- [Supplied entries]
┏━━

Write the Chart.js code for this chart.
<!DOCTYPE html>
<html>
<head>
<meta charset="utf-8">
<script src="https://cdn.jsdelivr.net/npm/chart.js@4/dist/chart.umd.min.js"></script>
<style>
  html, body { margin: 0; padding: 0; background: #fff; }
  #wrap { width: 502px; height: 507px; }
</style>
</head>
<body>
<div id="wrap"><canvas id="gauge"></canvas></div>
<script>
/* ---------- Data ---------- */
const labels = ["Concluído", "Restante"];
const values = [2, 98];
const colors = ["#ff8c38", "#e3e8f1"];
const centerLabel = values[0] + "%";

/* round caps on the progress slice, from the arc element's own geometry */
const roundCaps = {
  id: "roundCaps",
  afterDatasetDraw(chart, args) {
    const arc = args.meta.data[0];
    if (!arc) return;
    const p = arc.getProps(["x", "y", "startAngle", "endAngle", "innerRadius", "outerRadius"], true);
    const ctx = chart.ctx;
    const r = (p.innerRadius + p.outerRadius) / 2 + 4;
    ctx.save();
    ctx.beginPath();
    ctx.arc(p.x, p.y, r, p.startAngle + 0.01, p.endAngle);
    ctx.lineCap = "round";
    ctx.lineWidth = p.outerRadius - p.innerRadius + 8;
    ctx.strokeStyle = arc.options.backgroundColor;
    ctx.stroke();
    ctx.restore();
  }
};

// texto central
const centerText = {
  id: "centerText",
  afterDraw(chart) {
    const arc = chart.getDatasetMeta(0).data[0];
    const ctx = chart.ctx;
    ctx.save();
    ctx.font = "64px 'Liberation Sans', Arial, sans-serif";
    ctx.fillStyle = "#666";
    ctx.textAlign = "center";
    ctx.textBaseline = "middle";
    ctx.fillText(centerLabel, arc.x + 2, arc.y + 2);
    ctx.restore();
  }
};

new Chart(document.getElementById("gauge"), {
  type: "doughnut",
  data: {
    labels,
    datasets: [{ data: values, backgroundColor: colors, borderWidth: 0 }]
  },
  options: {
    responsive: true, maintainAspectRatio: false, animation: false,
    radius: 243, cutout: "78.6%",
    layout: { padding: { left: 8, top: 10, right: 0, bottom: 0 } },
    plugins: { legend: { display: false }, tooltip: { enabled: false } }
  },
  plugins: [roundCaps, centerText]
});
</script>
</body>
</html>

┗━━
┏━━

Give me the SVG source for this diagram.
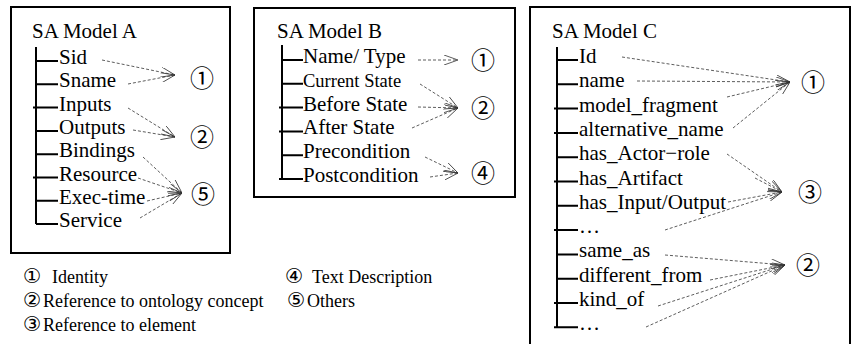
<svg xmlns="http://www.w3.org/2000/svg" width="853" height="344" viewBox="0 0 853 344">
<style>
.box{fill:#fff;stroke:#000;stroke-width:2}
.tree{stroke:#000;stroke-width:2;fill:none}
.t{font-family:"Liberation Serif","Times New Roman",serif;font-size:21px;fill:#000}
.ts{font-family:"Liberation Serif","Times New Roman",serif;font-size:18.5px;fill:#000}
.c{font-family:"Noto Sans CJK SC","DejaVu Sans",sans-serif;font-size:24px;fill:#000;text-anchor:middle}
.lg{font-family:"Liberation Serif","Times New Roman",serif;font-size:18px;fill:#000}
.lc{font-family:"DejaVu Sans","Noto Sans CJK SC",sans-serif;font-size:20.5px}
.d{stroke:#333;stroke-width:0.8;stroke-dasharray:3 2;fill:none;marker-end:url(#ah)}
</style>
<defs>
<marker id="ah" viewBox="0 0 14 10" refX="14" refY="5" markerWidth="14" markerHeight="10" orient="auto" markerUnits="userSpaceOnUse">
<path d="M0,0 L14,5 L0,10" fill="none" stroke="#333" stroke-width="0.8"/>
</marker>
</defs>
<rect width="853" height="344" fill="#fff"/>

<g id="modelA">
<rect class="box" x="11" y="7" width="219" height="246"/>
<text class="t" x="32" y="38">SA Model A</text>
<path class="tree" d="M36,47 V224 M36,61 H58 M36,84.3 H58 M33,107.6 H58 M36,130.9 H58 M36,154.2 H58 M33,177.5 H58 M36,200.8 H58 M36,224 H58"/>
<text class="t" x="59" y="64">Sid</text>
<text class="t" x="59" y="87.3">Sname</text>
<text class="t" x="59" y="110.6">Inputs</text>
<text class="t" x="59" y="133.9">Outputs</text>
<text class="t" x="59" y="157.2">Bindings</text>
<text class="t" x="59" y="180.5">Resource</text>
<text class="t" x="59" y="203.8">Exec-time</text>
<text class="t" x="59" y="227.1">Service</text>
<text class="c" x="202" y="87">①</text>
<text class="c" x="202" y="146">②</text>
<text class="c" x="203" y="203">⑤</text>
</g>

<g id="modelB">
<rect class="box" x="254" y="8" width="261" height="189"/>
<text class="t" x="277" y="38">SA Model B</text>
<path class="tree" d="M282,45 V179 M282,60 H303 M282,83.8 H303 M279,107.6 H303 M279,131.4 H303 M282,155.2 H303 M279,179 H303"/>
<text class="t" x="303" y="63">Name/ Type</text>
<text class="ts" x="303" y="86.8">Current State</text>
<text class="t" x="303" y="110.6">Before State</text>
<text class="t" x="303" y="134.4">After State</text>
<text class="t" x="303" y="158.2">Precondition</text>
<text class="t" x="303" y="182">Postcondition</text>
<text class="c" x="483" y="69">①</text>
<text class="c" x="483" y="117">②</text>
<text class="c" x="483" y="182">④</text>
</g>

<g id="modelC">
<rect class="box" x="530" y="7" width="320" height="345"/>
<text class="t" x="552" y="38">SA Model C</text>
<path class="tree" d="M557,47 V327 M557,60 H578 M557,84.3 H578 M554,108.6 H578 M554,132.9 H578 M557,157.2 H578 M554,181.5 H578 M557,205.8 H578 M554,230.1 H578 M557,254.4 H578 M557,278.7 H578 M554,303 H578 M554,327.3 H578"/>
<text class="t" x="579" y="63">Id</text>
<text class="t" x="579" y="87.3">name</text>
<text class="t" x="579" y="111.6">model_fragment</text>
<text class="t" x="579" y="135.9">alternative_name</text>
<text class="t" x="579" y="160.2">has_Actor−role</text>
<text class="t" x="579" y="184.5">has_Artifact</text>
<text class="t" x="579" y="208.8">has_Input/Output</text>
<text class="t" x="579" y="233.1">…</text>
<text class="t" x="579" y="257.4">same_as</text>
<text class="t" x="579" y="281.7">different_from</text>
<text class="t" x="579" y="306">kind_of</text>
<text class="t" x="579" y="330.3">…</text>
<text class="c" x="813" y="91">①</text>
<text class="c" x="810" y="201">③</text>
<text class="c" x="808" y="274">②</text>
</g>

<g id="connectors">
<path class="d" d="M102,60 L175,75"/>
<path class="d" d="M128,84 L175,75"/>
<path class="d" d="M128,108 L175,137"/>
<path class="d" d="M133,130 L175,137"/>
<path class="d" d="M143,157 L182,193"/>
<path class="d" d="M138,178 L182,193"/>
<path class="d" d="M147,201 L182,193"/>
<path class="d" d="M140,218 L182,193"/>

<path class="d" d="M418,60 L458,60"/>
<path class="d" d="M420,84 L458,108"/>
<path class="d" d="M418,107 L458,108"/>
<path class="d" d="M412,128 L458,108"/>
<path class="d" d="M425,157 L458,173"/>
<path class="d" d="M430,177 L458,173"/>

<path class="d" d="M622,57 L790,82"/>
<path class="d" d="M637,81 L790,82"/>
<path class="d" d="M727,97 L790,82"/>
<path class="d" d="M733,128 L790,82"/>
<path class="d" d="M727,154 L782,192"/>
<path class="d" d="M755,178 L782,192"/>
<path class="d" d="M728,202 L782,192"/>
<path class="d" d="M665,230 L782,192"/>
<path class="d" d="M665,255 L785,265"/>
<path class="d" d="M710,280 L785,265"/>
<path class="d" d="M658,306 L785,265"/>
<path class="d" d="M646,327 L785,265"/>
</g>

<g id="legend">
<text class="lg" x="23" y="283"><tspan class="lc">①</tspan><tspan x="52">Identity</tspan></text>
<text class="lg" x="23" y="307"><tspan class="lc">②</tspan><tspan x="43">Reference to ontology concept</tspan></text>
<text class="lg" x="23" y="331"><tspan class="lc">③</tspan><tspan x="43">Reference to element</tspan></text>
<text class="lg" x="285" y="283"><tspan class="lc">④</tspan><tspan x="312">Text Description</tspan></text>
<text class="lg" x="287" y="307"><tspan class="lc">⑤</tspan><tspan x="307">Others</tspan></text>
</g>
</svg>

┗━━

- [Request]
Reproduce exactly the lines from the line with "Write the Chart.js code for this chart." through the line with "const centerLabel = values[0]", both end lines included, and only those lines.

- [Worked solution]
Write the Chart.js code for this chart.
<!DOCTYPE html>
<html>
<head>
<meta charset="utf-8">
<script src="https://cdn.jsdelivr.net/npm/chart.js@4/dist/chart.umd.min.js"></script>
<style>
  html, body { margin: 0; padding: 0; background: #fff; }
  #wrap { width: 502px; height: 507px; }
</style>
</head>
<body>
<div id="wrap"><canvas id="gauge"></canvas></div>
<script>
/* ---------- Data ---------- */
const labels = ["Concluído", "Restante"];
const values = [2, 98];
const colors = ["#ff8c38", "#e3e8f1"];
const centerLabel = values[0] + "%";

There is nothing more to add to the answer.